"""
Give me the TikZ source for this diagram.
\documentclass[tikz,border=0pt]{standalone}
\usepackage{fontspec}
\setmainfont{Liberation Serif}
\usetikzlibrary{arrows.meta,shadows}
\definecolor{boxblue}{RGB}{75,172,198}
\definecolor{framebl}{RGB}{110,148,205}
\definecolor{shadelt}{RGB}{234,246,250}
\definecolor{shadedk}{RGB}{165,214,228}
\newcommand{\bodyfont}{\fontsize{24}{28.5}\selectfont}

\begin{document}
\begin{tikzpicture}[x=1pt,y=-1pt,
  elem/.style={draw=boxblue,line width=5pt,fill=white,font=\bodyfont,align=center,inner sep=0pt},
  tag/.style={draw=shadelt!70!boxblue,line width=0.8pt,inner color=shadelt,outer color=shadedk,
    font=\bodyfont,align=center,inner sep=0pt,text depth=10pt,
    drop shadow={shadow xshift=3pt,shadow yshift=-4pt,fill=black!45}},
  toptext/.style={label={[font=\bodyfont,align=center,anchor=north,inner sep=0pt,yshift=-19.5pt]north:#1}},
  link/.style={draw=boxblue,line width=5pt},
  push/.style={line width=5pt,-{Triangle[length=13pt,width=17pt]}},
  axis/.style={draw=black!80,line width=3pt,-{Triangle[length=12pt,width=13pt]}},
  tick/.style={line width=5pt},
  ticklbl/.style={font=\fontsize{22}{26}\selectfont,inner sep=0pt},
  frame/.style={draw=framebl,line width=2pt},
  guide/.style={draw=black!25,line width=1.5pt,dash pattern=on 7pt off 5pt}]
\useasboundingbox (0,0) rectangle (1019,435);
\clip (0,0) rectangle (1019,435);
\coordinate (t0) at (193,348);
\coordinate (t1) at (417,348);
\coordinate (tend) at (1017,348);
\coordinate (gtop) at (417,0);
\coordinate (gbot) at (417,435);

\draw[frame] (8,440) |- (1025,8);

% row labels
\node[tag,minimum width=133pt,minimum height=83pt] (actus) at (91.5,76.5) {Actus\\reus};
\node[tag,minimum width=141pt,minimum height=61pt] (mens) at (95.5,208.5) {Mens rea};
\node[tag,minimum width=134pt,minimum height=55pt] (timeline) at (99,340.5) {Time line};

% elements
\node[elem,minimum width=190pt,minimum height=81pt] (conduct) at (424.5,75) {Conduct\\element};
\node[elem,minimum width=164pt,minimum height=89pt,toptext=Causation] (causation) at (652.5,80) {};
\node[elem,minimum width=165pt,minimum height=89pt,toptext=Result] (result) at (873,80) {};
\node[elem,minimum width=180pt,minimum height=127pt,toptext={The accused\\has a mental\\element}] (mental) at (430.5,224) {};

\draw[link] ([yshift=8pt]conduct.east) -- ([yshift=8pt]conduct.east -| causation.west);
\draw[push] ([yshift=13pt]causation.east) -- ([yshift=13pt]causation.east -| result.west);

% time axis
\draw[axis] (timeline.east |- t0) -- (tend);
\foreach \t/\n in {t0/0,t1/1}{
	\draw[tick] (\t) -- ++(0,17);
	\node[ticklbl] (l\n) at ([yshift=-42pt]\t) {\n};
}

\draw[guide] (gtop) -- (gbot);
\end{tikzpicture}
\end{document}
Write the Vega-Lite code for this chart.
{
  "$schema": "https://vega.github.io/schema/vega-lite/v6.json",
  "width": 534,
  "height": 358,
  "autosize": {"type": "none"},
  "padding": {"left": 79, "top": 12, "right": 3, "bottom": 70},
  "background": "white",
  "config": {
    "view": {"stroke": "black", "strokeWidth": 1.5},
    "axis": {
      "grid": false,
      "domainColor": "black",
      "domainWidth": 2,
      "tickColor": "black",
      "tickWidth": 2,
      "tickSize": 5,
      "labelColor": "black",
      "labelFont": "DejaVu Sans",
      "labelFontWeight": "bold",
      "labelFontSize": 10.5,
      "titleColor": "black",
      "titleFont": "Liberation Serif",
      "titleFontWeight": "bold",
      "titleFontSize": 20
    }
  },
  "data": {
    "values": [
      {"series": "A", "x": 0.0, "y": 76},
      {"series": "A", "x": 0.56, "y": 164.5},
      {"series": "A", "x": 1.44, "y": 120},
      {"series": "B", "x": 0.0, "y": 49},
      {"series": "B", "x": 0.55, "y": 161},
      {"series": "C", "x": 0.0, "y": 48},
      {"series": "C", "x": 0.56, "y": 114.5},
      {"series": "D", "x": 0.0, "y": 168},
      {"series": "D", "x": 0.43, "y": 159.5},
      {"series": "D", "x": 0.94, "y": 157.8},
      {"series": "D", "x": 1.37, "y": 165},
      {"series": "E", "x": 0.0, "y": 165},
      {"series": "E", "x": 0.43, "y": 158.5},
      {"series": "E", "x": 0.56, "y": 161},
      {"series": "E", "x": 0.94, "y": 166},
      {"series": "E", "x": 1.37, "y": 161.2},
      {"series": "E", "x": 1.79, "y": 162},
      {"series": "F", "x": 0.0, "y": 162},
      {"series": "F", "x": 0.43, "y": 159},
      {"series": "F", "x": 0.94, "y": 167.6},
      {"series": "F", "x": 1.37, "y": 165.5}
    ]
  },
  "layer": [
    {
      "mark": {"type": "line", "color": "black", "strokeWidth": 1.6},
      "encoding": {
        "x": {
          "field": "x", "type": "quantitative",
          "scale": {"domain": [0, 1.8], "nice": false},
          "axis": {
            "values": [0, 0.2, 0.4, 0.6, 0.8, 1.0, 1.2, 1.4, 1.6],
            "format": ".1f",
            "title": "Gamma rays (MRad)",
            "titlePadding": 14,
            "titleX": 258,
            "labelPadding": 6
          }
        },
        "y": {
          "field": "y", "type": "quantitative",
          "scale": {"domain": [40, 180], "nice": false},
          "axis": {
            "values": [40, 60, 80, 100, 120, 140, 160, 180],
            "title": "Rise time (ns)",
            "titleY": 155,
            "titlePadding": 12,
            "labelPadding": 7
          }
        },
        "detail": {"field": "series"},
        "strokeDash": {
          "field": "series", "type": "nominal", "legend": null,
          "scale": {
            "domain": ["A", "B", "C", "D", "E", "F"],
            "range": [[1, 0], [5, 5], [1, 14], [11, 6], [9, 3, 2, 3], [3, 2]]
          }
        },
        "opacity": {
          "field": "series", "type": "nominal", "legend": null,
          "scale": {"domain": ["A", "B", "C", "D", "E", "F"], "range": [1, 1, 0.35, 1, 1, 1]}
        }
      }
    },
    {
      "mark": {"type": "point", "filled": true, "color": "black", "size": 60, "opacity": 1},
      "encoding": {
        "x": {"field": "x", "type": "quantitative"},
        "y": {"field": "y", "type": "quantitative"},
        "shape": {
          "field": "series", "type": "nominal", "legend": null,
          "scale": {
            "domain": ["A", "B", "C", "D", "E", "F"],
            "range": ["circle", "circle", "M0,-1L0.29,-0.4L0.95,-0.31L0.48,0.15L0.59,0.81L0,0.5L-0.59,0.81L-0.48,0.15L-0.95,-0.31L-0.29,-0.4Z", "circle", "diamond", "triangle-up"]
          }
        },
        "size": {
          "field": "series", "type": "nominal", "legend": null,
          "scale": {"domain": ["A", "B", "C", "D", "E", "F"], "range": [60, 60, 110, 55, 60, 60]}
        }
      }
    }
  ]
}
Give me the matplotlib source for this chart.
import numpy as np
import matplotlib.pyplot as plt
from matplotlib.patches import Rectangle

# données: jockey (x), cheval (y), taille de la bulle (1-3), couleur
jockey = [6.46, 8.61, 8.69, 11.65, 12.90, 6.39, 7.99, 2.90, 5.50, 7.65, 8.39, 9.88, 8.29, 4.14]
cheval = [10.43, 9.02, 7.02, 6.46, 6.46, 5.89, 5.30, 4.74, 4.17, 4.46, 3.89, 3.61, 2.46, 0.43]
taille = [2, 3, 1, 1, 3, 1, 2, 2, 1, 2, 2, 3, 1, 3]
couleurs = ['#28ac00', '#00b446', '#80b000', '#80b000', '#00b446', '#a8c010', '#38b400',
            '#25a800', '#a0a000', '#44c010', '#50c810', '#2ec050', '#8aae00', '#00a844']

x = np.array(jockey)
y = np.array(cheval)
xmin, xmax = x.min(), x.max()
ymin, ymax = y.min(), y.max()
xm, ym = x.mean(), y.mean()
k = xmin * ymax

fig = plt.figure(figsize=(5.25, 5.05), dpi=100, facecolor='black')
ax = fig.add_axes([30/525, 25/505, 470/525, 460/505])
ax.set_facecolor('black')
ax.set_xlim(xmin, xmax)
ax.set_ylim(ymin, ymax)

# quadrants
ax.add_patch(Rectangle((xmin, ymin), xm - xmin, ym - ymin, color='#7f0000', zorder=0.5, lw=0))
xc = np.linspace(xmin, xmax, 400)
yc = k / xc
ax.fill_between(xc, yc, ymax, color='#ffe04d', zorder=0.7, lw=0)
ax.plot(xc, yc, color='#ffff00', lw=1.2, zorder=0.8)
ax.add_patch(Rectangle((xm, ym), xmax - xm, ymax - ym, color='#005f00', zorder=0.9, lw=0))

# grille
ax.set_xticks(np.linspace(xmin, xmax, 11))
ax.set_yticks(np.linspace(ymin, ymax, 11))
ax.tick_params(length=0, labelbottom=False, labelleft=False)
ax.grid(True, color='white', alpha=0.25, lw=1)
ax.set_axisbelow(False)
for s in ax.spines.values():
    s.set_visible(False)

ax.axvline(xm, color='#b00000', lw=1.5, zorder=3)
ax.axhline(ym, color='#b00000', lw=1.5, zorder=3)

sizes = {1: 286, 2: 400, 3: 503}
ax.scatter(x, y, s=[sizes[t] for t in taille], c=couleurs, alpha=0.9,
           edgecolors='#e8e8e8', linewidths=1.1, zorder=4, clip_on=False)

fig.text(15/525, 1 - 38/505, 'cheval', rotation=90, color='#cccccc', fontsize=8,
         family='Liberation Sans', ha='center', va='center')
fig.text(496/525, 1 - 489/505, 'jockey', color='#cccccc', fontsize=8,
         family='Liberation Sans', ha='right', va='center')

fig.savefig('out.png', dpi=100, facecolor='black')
"""
"""
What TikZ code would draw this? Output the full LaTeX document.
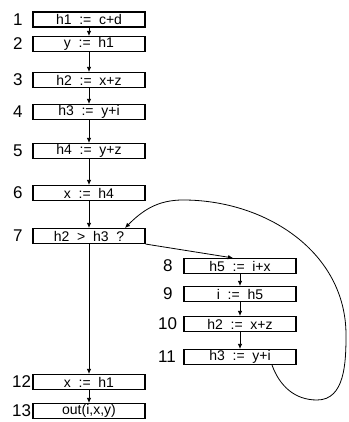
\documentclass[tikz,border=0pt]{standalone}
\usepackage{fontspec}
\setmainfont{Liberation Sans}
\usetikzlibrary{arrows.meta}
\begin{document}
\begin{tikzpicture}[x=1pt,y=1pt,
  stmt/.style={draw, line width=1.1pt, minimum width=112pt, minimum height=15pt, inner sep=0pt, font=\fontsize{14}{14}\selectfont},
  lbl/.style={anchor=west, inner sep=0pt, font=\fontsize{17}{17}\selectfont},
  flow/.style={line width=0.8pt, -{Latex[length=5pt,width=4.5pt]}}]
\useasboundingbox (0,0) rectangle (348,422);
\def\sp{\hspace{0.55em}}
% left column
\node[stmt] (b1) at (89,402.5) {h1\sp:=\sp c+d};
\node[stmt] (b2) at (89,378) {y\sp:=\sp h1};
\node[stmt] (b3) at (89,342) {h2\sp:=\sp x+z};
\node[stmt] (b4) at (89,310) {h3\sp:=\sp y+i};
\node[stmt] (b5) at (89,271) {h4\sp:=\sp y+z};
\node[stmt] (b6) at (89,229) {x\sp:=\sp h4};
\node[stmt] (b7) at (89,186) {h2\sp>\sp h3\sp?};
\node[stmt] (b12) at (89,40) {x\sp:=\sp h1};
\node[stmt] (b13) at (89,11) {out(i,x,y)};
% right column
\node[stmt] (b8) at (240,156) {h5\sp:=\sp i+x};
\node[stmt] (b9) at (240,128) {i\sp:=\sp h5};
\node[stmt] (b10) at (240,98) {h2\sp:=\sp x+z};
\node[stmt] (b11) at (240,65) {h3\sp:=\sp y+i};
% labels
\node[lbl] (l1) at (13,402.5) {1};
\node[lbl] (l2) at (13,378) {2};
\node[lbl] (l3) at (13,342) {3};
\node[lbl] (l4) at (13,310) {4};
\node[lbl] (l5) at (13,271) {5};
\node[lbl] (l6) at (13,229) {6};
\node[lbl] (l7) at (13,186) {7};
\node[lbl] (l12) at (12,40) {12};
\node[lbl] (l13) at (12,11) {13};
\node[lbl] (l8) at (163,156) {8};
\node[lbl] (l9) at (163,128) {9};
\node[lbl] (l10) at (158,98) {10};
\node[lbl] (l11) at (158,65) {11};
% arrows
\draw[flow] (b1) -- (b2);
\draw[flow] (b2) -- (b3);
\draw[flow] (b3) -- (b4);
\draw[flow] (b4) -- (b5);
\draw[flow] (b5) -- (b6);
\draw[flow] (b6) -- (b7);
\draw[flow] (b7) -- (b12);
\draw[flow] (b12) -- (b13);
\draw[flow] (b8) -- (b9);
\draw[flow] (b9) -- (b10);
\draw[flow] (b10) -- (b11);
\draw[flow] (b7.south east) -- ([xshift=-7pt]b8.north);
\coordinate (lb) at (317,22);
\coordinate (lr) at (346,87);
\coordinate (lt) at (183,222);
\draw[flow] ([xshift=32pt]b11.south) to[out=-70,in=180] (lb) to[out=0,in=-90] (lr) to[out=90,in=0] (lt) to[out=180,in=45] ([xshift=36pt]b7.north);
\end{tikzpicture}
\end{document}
"""
Requirement: Extract exactly and only the span of lines that begins at the line containing "Give me the matplotlib source for this chart." and ends at the line containing "ax.set_ylim(ymin, ymax)".

Response below:
Give me the matplotlib source for this chart.
import numpy as np
import matplotlib.pyplot as plt
from matplotlib.patches import Rectangle

# données: jockey (x), cheval (y), taille de la bulle (1-3), couleur
jockey = [6.46, 8.61, 8.69, 11.65, 12.90, 6.39, 7.99, 2.90, 5.50, 7.65, 8.39, 9.88, 8.29, 4.14]
cheval = [10.43, 9.02, 7.02, 6.46, 6.46, 5.89, 5.30, 4.74, 4.17, 4.46, 3.89, 3.61, 2.46, 0.43]
taille = [2, 3, 1, 1, 3, 1, 2, 2, 1, 2, 2, 3, 1, 3]
couleurs = ['#28ac00', '#00b446', '#80b000', '#80b000', '#00b446', '#a8c010', '#38b400',
            '#25a800', '#a0a000', '#44c010', '#50c810', '#2ec050', '#8aae00', '#00a844']

x = np.array(jockey)
y = np.array(cheval)
xmin, xmax = x.min(), x.max()
ymin, ymax = y.min(), y.max()
xm, ym = x.mean(), y.mean()
k = xmin * ymax

fig = plt.figure(figsize=(5.25, 5.05), dpi=100, facecolor='black')
ax = fig.add_axes([30/525, 25/505, 470/525, 460/505])
ax.set_facecolor('black')
ax.set_xlim(xmin, xmax)
ax.set_ylim(ymin, ymax)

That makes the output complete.